At the early afternoon ceremony, which concluded before the bombings Monday at the Boston Marathon, Breckenridge said he chose that day for the ceremony because this was Patriots Day, which commemorates the first battles of the American Revolutionary War in Lexington and Concord.
Breckenridge, who is from Massachusetts, said today's submariners have the same intrepid courage and fighting spirit as the colonists. He said he has watched "a new generation of warriors rise up."
"There is a fire in their eyes, a recognition that what they're doing is vitally important," he said.

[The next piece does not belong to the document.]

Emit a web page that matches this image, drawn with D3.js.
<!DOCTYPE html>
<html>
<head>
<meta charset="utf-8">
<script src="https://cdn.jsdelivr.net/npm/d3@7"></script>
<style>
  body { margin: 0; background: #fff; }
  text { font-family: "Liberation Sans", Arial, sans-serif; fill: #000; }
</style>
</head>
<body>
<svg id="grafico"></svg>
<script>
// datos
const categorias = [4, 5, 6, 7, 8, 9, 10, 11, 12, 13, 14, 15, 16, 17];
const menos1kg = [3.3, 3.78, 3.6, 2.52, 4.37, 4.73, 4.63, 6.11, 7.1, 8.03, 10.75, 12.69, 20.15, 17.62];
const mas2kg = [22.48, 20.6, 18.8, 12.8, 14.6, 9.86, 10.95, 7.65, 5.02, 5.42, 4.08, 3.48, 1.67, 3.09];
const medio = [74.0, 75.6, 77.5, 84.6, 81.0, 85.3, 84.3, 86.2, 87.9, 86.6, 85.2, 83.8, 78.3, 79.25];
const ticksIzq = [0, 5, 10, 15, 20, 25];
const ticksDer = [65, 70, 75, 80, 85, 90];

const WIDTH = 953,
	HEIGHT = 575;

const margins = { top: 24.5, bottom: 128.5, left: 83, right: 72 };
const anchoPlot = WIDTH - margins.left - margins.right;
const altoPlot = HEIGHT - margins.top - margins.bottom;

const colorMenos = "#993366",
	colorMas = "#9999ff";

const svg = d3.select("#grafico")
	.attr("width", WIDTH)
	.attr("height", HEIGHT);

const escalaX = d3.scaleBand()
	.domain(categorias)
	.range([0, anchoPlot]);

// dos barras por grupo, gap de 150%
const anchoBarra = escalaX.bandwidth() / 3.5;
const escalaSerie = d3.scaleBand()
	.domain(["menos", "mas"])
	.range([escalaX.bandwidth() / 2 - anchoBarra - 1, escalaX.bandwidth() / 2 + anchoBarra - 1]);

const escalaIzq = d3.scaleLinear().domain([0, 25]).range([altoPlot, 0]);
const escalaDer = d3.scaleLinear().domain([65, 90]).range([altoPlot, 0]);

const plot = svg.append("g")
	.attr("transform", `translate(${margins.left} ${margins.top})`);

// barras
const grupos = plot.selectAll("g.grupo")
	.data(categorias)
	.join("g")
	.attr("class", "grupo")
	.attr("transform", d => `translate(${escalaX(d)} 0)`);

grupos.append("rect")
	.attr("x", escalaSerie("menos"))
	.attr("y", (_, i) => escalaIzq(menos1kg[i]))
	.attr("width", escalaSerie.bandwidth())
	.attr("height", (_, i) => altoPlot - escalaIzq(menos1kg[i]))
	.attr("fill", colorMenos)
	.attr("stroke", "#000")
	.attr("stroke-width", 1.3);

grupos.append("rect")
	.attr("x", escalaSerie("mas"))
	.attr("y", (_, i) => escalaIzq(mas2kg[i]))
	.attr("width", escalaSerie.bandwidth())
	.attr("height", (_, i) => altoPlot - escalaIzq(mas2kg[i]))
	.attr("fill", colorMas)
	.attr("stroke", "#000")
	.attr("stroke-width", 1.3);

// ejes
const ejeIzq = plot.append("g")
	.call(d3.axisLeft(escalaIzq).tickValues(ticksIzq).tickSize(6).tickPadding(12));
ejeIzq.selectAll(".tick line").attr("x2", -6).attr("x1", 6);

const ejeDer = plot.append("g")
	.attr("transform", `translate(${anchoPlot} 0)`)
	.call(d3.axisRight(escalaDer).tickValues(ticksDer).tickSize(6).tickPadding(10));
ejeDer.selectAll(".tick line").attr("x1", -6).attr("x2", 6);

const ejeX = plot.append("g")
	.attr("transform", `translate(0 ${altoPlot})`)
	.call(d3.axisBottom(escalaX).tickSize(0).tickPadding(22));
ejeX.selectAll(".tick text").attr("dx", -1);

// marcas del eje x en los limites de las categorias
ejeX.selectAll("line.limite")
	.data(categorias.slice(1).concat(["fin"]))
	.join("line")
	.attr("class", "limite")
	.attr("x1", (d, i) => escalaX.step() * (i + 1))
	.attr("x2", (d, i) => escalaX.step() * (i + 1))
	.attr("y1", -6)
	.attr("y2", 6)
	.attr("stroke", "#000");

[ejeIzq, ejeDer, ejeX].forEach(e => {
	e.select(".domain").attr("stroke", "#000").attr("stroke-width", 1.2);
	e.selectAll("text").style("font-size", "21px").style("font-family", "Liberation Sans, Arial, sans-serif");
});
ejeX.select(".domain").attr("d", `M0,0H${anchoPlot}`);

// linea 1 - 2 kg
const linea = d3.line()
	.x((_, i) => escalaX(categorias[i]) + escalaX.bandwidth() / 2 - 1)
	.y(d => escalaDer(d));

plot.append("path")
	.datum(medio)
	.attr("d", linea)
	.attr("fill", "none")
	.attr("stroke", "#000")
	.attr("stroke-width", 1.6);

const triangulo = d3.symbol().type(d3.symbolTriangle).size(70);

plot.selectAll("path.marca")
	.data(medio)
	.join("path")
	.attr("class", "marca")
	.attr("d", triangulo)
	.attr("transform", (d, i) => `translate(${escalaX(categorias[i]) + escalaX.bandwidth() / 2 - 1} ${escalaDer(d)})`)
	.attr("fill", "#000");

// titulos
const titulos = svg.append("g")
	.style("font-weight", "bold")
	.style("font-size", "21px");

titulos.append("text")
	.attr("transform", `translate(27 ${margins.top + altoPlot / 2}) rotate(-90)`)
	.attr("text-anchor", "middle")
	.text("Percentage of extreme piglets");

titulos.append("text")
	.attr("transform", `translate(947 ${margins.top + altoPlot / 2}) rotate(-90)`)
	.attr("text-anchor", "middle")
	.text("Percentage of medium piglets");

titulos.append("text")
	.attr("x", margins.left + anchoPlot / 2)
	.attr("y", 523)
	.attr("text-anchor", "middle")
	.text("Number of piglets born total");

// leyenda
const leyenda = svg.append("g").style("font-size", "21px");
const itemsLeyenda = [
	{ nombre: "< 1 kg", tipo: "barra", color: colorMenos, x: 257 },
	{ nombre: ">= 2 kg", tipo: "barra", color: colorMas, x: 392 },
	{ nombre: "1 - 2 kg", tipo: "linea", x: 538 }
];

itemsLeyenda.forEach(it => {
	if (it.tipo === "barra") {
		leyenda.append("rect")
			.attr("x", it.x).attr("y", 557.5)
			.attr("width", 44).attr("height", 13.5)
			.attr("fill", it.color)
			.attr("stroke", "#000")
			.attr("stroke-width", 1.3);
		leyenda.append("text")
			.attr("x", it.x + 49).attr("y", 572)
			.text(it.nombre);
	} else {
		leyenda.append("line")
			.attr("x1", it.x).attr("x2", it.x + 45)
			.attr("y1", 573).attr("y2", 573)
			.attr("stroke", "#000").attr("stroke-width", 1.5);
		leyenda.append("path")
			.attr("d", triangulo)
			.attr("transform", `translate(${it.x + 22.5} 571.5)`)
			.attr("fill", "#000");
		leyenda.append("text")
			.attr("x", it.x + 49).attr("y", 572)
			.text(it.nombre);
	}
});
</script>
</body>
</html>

At the end of the day, Breckenridge said, it's not about what technology the submarine force has — "it still comes back to these young Americans, who sign up for a very hard life."
This assignment was Breckenridge's fourth in Groton. He thanked many of his supporters in the audience and said he was grateful for the opportunity "to make a difference here at my beloved Groton waterfront."
"It is with resistance that I leave," he said, before reading his orders for his next assignment.
He and Perry shook hands and saluted each other, and shook Connor's hand and saluted him. Connor awarded Breckenridge the Legion of Merit, gold star in lieu of fourth award, for exceptionally meritorious conduct.
Perry stepped to the podium smiling broadly.
"I can't help smiling. It's great to be back in Groton. It's great to be back in the Submarine Capital of the World and it's especially great to be back in the spring," said Perry, a career submarine officer who commanded Submarine Development Squadron 12 in Groton.
The audience laughed when Perry joked that he was also smiling because there's one admiral who is taking command on the waterfront and another who is going to Washington, D.C.
Most recently Perry served as the vice commander of the Naval Mine and Anti-Submarine Warfare Command in San Diego, Calif. He was responsible for the operational control of air, surface and underwater mine countermeasures forces.
Perry said he looked forward to working with everyone at the group to make sure the submariners and submarines are "the most ready, relevant and capable forces in the world." Connor said Perry has a great reputation and the men and women of Group Two are fortunate to now serve alongside him.